* [Material provided]:
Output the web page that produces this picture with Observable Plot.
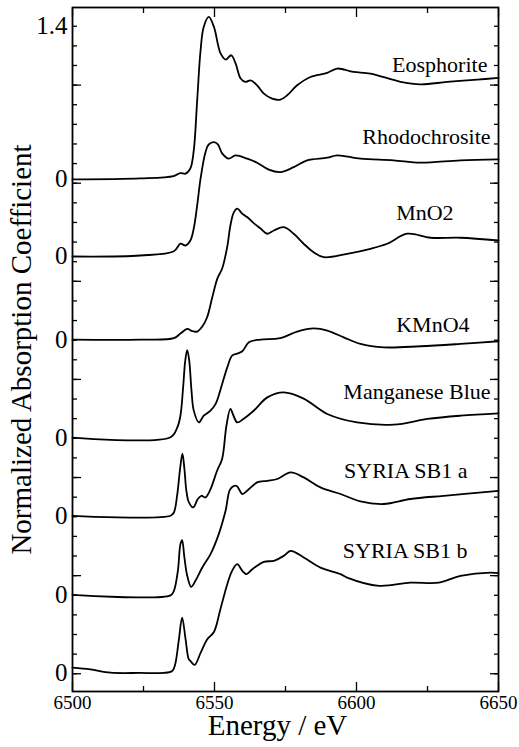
<!DOCTYPE html>
<html><head><meta charset="utf-8">
<script src="https://cdn.jsdelivr.net/npm/d3@7"></script>
<script src="https://cdn.jsdelivr.net/npm/@observablehq/plot@0.6"></script>
<style>body{margin:0;background:#fff} svg text{font-family:"Liberation Serif","DejaVu Serif",serif}</style>
</head><body><div id="chart"></div>
<script>
// Spectrum names (top to bottom) and vertical offsets (baselines)
const names = ["Eosphorite", "Rhodochrosite", "MnO2", "KMnO4", "Manganese Blue", "SYRIA SB1 a", "SYRIA SB1 b"];
const offsets = [5.039, 4.253, 3.406, 2.406, 1.610, 0.804, 0.008];

// Energies (eV) and normalized absorption for each spectrum
const eosE = [6500, 6523.9, 6535.6, 6538.0, 6539.8, 6541.5, 6542.7, 6543.9, 6545.1, 6546.2, 6548.0, 6549.8, 6552.1, 6553.9, 6555.9, 6557.4, 6559.2, 6560.9, 6562.7, 6565.0, 6567.4, 6570.3, 6573.2, 6575.6, 6579.1, 6583.8, 6589.7, 6593.2, 6598.9, 6604.9, 6615.5, 6622.5, 6631.9, 6642.5, 6650];
const eosV = [0, 0.01, 0.034, 0.064, 0.058, 0.112, 0.296, 0.806, 1.316, 1.554, 1.656, 1.554, 1.286, 1.221, 1.265, 1.184, 1.028, 0.993, 1.010, 0.959, 0.874, 0.823, 0.813, 0.857, 0.959, 1.044, 1.085, 1.130, 1.095, 1.079, 0.995, 0.969, 0.993, 1.017, 1.034];

const rhoE = [6500, 6523.9, 6535.7, 6538.0, 6539.8, 6541.5, 6542.7, 6543.9, 6545.1, 6546.8, 6548.0, 6549.8, 6551.2, 6552.7, 6555.0, 6557.4, 6561.5, 6565.0, 6569.1, 6573.2, 6577.9, 6582.6, 6589.7, 6593.2, 6601.4, 6613.0, 6622.5, 6636.6, 6650];
const rhoV = [0, 0.01, 0.054, 0.130, 0.112, 0.163, 0.286, 0.520, 0.796, 1.061, 1.143, 1.166, 1.143, 1.051, 0.997, 1.031, 0.997, 0.956, 0.885, 0.860, 0.911, 0.980, 1.007, 1.031, 0.997, 0.980, 0.956, 0.980, 0.990];

const mno2E = [6500, 6523.9, 6535.7, 6538.0, 6540.4, 6542.1, 6543.9, 6545.7, 6547.4, 6549.2, 6551.0, 6552.7, 6554.5, 6555.6, 6556.8, 6558.0, 6559.8, 6561.5, 6563.8, 6566.2, 6568.6, 6570.9, 6574.4, 6577.9, 6581.4, 6585.0, 6588.5, 6596.7, 6604.9, 6610.8, 6617.9, 6626.1, 6636.6, 6650];
const mno2V = [0, 0, 0.015, 0.061, 0.109, 0.087, 0.082, 0.133, 0.228, 0.429, 0.622, 0.724, 0.949, 1.163, 1.296, 1.334, 1.283, 1.249, 1.187, 1.133, 1.079, 1.112, 1.146, 1.079, 0.977, 0.888, 0.840, 0.874, 0.925, 0.977, 1.079, 1.038, 1.038, 1.010];

const kmno4E = [6500, 6534.5, 6536.9, 6538.0, 6539.0, 6539.7, 6540.4, 6541.1, 6541.9, 6542.7, 6544.5, 6546.2, 6548.6, 6550.4, 6552.7, 6554.5, 6556.2, 6558.0, 6559.8, 6562.1, 6566.2, 6573.2, 6579.1, 6585.0, 6589.7, 6595.5, 6601.4, 6609.6, 6622.5, 6636.6, 6650];
const kmno4V = [0, 0.005, 0.105, 0.224, 0.531, 0.786, 0.893, 0.786, 0.480, 0.276, 0.156, 0.224, 0.276, 0.344, 0.548, 0.717, 0.837, 0.857, 0.881, 0.972, 1.000, 1.015, 1.082, 1.115, 1.092, 1.023, 0.956, 0.921, 0.932, 0.956, 0.983];

const mnBlueE = [6500, 6534.5, 6535.7, 6536.9, 6537.8, 6538.7, 6539.4, 6540.1, 6541.0, 6542.5, 6544.1, 6545.4, 6546.8, 6548.6, 6550.9, 6552.7, 6554.2, 6555.6, 6556.7, 6558.0, 6560.3, 6563.8, 6568.6, 6574.4, 6581.4, 6589.7, 6600.2, 6613.1, 6624.9, 6636.6, 6650];
const mnBlueV = [0, 0, 0.034, 0.221, 0.459, 0.633, 0.480, 0.255, 0.136, 0.085, 0.170, 0.204, 0.187, 0.272, 0.459, 0.582, 0.918, 1.089, 1.020, 0.952, 0.990, 1.071, 1.207, 1.258, 1.194, 1.038, 0.952, 0.929, 0.987, 1.020, 1.044];

const syriaAE = [6500, 6534.5, 6535.7, 6537.1, 6538.0, 6538.6, 6539.4, 6540.4, 6541.8, 6543.3, 6545.7, 6548.6, 6551.5, 6553.9, 6555.6, 6557.7, 6559.8, 6561.5, 6565.0, 6568.6, 6572.1, 6576.8, 6581.4, 6587.3, 6594.4, 6601.4, 6609.6, 6619.0, 6630.7, 6650];
const syriaAV = [0, -0.005, 0.041, 0.245, 0.517, 0.558, 0.381, 0.194, 0.082, 0.143, 0.279, 0.415, 0.619, 0.857, 1.079, 1.112, 1.028, 1.061, 1.146, 1.163, 1.181, 1.248, 1.197, 1.095, 1.028, 0.952, 0.926, 0.977, 1.010, 1.061];

const syriaBE = [6500, 6506.3, 6513.4, 6523.9, 6532.0, 6535.1, 6536.1, 6537.4, 6538.6, 6539.8, 6540.9, 6541.5, 6543.0, 6545.1, 6547.4, 6549.8, 6552.1, 6554.5, 6556.2, 6558.0, 6559.8, 6561.3, 6563.3, 6567.4, 6570.9, 6574.4, 6576.8, 6581.4, 6587.3, 6594.4, 6596.7, 6607.9, 6619.0, 6629.0, 6636.6, 6647.2, 6650];
const syriaBV = [0.054, 0.036, 0.003, 0, 0, 0.020, 0.082, 0.327, 0.564, 0.347, 0.143, 0.122, 0.082, 0.204, 0.342, 0.418, 0.653, 0.905, 1.041, 1.109, 1.041, 1.007, 1.058, 1.133, 1.143, 1.194, 1.245, 1.177, 1.074, 1.007, 0.972, 0.888, 0.921, 0.921, 0.990, 1.023, 1.017];

// Curve label anchor points (right end of text)
const labelX = [6646.1, 6647.2, 6634.2, 6639.8, 6647.2, 6639.1, 6639.1];
const labelY = [6.21, 5.47, 4.70, 3.56, 2.87, 2.07, 1.25];

// Axis ticks and labels
const xMajor = [6500, 6550, 6600, 6650];
const xMinor = [6525, 6575, 6625];
const xTickLabels = ["6500", "6550", "6600", "6650"];
const yMinor = d3.range(0, 6.61, 0.2).map(v => +v.toFixed(1));
const yMajor = [0, 1, 2, 3, 4, 5, 6];
const yLabelPos = [6.6, ...offsets];
const yLabelText = ["1.4", "0", "0", "0", "0", "0", "0", "0"];

const energies = [eosE, rhoE, mno2E, kmno4E, mnBlueE, syriaAE, syriaBE];
const values = [eosV, rhoV, mno2V, kmno4V, mnBlueV, syriaAV, syriaBV];

const rows = [];
names.forEach((n, i) => {
  energies[i].forEach((e, j) => rows.push({name: n, E: e, y: offsets[i] + values[i][j]}));
});

const xLab = new Map(xMajor.map((v, i) => [v, xTickLabels[i]]));
const yLab = new Map(yLabelPos.map((v, i) => [v, yLabelText[i]]));
const blank = () => "";
const serif = "Liberation Serif";

const chart = Plot.plot({
  width: 519, height: 747,
  marginLeft: 72, marginRight: 21, marginTop: 7, marginBottom: 56,
  x: {domain: [6500, 6650]},
  y: {domain: [-0.181, 6.791]},
  style: {fontFamily: serif, background: "white", color: "black"},
  marks: [
    Plot.axisX(xMinor, {anchor: "bottom", tickSize: -5, strokeWidth: 1.3, tickFormat: blank, label: null}),
    Plot.axisX(xMajor, {anchor: "bottom", tickSize: -9, strokeWidth: 1.3, tickFormat: blank, label: null}),
    Plot.axisX(xMinor, {anchor: "top", tickSize: -5, strokeWidth: 1.3, tickFormat: blank, label: null}),
    Plot.axisX(xMajor, {anchor: "top", tickSize: -9, strokeWidth: 1.3, tickFormat: blank, label: null}),
    Plot.axisX(xMajor, {anchor: "bottom", tickSize: 0, tickPadding: 4, fontSize: 19, fontFamily: serif, tickFormat: d => xLab.get(d), label: null}),
    Plot.axisY(yMinor, {anchor: "left", tickSize: -5, strokeWidth: 1.3, tickFormat: blank, label: null}),
    Plot.axisY(yMajor, {anchor: "left", tickSize: -9, strokeWidth: 1.3, tickFormat: blank, label: null}),
    Plot.axisY(yMinor, {anchor: "right", tickSize: -5, strokeWidth: 1.3, tickFormat: blank, label: null}),
    Plot.axisY(yMajor, {anchor: "right", tickSize: -9, strokeWidth: 1.3, tickFormat: blank, label: null}),
    Plot.axisY(yLabelPos, {anchor: "left", tickSize: 0, tickPadding: 5, fontSize: 25, fontFamily: serif, tickFormat: d => yLab.get(d), label: null}),
    Plot.frame({stroke: "black", strokeWidth: 1.8}),
    Plot.line(rows, {x: "E", y: "y", z: "name", curve: "catmull-rom", stroke: "black", strokeWidth: 1.8}),
    Plot.text(names, {x: (d, i) => labelX[i], y: (d, i) => labelY[i], text: d => d, textAnchor: "end", fontSize: 22, fontFamily: serif, fill: "black"}),
    Plot.text(["Energy / eV"], {frameAnchor: "bottom", textAnchor: "middle", lineAnchor: "middle", dx: -8, dy: 34, fontSize: 29, fontFamily: serif, fill: "black"}),
    Plot.text(["Normalized Absorption Coefficient"], {frameAnchor: "left", textAnchor: "middle", lineAnchor: "middle", dx: -51, rotate: -90, fontSize: 29, fontFamily: serif, fill: "black"})
  ]
});
document.getElementById("chart").appendChild(chart);
</script>
</body></html>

* [Directions]:
In the data above, please extract the lines from the first one through the line with "0.956, 0.980, 0.990];", exactly, and keep pictures out.

* [Output]:
Output the web page that produces this picture with Observable Plot.
<!DOCTYPE html>
<html><head><meta charset="utf-8">
<script src="https://cdn.jsdelivr.net/npm/d3@7"></script>
<script src="https://cdn.jsdelivr.net/npm/@observablehq/plot@0.6"></script>
<style>body{margin:0;background:#fff} svg text{font-family:"Liberation Serif","DejaVu Serif",serif}</style>
</head><body><div id="chart"></div>
<script>
// Spectrum names (top to bottom) and vertical offsets (baselines)
const names = ["Eosphorite", "Rhodochrosite", "MnO2", "KMnO4", "Manganese Blue", "SYRIA SB1 a", "SYRIA SB1 b"];
const offsets = [5.039, 4.253, 3.406, 2.406, 1.610, 0.804, 0.008];

// Energies (eV) and normalized absorption for each spectrum
const eosE = [6500, 6523.9, 6535.6, 6538.0, 6539.8, 6541.5, 6542.7, 6543.9, 6545.1, 6546.2, 6548.0, 6549.8, 6552.1, 6553.9, 6555.9, 6557.4, 6559.2, 6560.9, 6562.7, 6565.0, 6567.4, 6570.3, 6573.2, 6575.6, 6579.1, 6583.8, 6589.7, 6593.2, 6598.9, 6604.9, 6615.5, 6622.5, 6631.9, 6642.5, 6650];
const eosV = [0, 0.01, 0.034, 0.064, 0.058, 0.112, 0.296, 0.806, 1.316, 1.554, 1.656, 1.554, 1.286, 1.221, 1.265, 1.184, 1.028, 0.993, 1.010, 0.959, 0.874, 0.823, 0.813, 0.857, 0.959, 1.044, 1.085, 1.130, 1.095, 1.079, 0.995, 0.969, 0.993, 1.017, 1.034];

const rhoE = [6500, 6523.9, 6535.7, 6538.0, 6539.8, 6541.5, 6542.7, 6543.9, 6545.1, 6546.8, 6548.0, 6549.8, 6551.2, 6552.7, 6555.0, 6557.4, 6561.5, 6565.0, 6569.1, 6573.2, 6577.9, 6582.6, 6589.7, 6593.2, 6601.4, 6613.0, 6622.5, 6636.6, 6650];
const rhoV = [0, 0.01, 0.054, 0.130, 0.112, 0.163, 0.286, 0.520, 0.796, 1.061, 1.143, 1.166, 1.143, 1.051, 0.997, 1.031, 0.997, 0.956, 0.885, 0.860, 0.911, 0.980, 1.007, 1.031, 0.997, 0.980, 0.956, 0.980, 0.990];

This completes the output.